Credit: Land Art Generator Initiative

Meet the Pipe: a beautiful desalinization plant that might one day serve 1.5 billion gallons of water to California

Credit: Land Art Generator

Credit: Land Art Generator Initiative

Khalili Engineers from Canada came up with an innovative solution — and a strikingly beautiful one to boot — to California’s growing water shortage problem. Their solution is “The Pipe” — a solar-powered offshore desalination plant that could serve pure drinkable water into the city’s primary water piping.

The company that designed the Pipe say the huge structure would employ electromagnetic desalination, which is a cheaper, simpler method than those currently used in mainstream engineering. The technology, which is only three years old, involves running a voltage through a chip filled with seawater, which then neutralizes chloride ions in the seawater creating “ion depletion zones”. This change in the electric field is sufficient to redirect salts into one branch, allowing desalinated water to pass through the other branch.

The Pipe

Credit: Land Art Generator Initiative

To power this process, Khalili engineers claim all the required energy would be supplied by solar panels that can generate 10,000 MWh each year. In turn, the Pipe uses this energy to produce 4.5 billion liters (1.5 billion gallons) of drinking water from the sea, as well as clear water with twelve percent salinity.

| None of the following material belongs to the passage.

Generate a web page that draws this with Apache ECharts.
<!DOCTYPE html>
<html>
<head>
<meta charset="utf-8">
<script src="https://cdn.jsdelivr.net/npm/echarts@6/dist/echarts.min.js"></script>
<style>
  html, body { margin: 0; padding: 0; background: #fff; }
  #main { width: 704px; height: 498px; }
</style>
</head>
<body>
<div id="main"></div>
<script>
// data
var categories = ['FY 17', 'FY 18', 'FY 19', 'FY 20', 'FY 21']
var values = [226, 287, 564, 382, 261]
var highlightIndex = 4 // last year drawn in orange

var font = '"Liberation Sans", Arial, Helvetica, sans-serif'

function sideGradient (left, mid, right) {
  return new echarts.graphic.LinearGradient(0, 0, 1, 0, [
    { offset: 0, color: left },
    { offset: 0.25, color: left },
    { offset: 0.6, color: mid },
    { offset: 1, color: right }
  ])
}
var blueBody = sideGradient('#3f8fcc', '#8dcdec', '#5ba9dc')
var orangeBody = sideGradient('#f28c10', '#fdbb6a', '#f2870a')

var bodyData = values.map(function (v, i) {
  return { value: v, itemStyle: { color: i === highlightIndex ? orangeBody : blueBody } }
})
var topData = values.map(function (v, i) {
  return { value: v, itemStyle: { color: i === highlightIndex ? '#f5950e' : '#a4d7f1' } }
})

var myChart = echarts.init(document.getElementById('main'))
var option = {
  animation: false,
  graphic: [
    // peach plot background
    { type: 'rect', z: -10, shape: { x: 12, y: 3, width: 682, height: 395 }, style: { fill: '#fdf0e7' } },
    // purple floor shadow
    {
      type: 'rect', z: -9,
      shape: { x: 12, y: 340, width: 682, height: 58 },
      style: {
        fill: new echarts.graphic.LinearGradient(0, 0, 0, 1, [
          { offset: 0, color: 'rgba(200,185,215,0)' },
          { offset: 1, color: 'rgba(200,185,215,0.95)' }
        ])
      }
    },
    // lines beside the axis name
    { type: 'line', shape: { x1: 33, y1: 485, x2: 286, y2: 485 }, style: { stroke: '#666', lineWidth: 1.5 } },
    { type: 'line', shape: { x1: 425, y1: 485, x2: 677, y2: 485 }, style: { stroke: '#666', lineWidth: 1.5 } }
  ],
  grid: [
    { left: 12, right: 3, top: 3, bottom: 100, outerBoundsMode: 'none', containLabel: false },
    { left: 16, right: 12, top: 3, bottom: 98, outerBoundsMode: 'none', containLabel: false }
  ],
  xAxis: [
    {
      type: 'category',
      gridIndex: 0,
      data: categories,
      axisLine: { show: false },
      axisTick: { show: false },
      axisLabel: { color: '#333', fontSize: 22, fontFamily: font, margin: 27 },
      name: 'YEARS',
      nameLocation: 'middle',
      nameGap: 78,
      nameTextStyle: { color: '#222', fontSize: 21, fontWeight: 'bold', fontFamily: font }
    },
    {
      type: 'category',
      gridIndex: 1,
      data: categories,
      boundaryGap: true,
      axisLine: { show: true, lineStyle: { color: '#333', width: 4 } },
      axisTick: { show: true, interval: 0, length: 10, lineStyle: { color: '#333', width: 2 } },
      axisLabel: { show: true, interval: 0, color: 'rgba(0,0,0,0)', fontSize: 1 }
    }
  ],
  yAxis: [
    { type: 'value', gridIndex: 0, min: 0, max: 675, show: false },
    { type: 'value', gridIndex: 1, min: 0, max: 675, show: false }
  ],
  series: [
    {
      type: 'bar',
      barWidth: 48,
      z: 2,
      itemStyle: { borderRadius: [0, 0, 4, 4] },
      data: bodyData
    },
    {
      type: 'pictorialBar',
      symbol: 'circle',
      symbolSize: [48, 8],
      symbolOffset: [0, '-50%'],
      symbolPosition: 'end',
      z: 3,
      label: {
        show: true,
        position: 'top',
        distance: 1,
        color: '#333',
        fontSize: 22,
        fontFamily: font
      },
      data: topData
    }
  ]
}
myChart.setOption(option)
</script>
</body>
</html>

“The drinking water is piped to shore, while the salt water supplies the thermal baths before it is redirected back to the ocean through a smart release system, mitigating most of the usual problems associated with returning brine water to the sea,” Khalili Engineers said.

The project is a finalist for this year’s Land Art Generator Initiative, an annual design competition that challenges  artists, architects, scientists, landscape architects, engineers, and others to design sustainable solutions to leading environmental problems. The artistic component has to be there too because the organizers believe problem solving can be enhanced with aesthetics.

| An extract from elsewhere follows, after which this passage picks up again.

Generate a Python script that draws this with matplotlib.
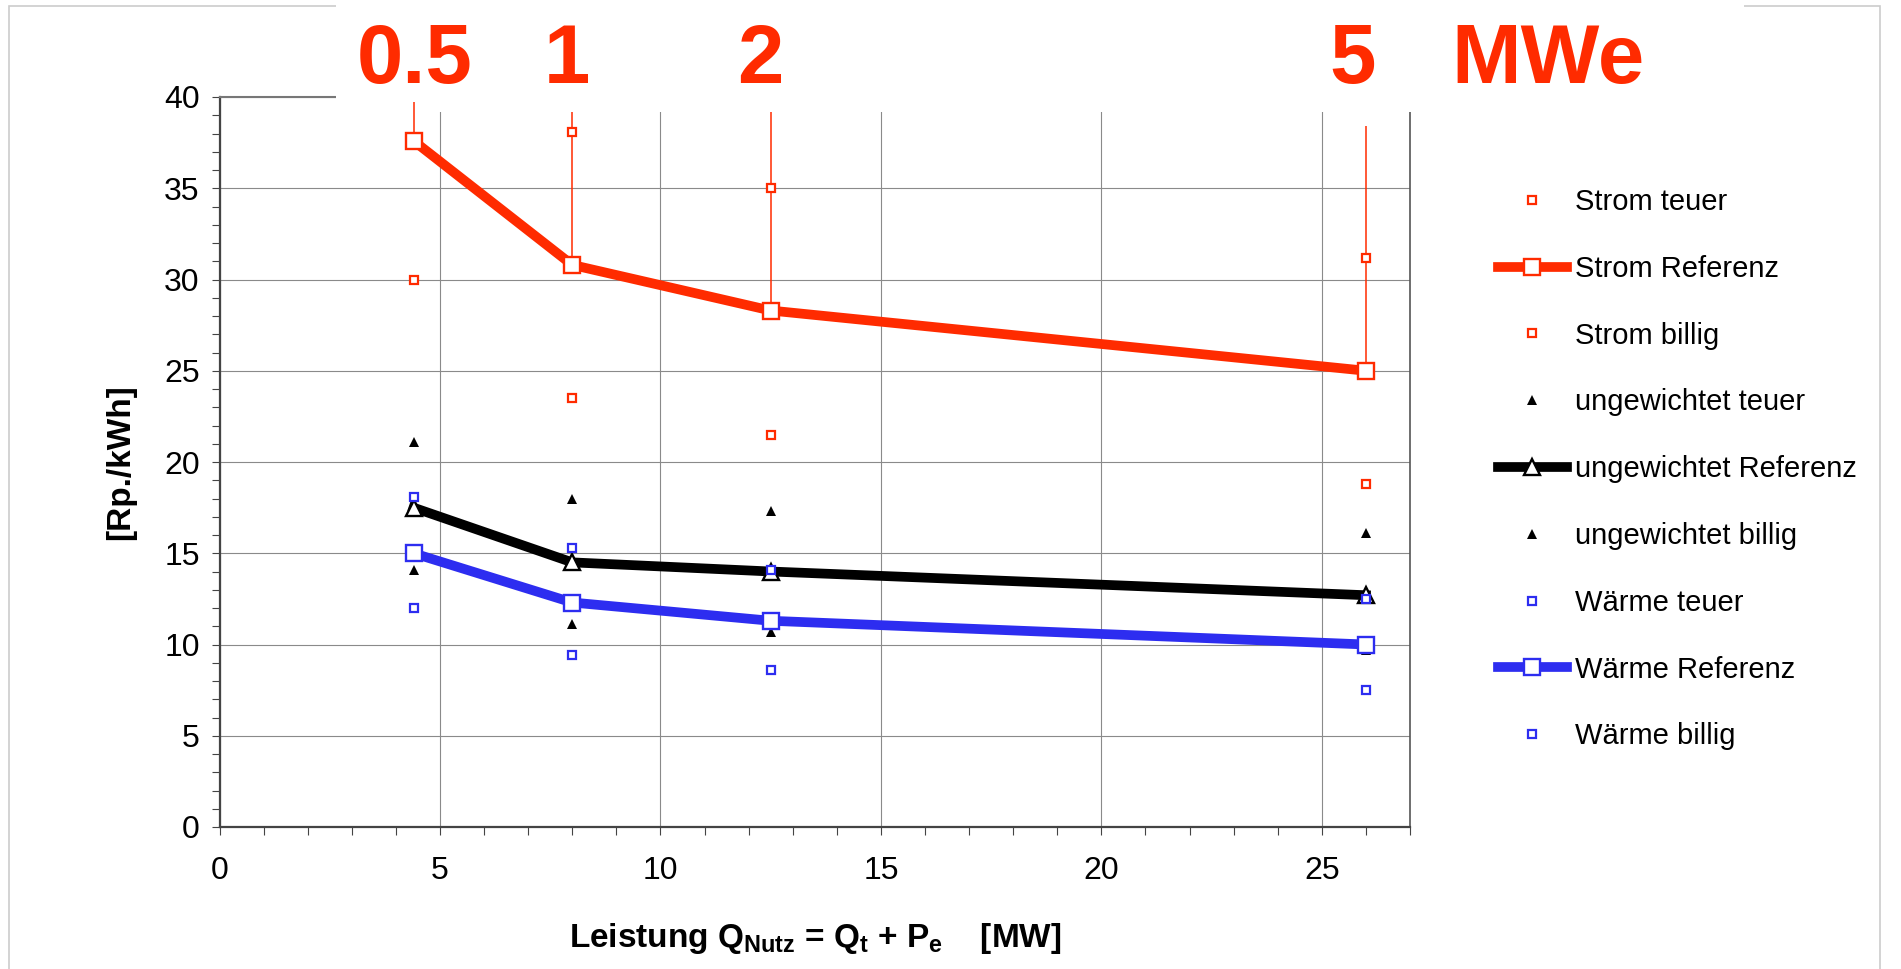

Credit: Land Art Generator Initiative

Credit: Land Art Generator Initiative

“The sustainable infrastructure that is required to meet California’s development goals and growing population will have a profound influence on the landscape, ” say Rob Ferry and Elizabeth Monoian, co-founders of the Land Art Generator Initiative, in a press release. “The Paris Climate Accord from COP 21 has united the world around a goal … which will require a massive investment in clean energy infrastructure.”

For now, this project is just a pipe dream, but if there’s interest — and by interest I mean cash — this innovative solution to a very complex problem might one day dock off the shore of some important Californian city.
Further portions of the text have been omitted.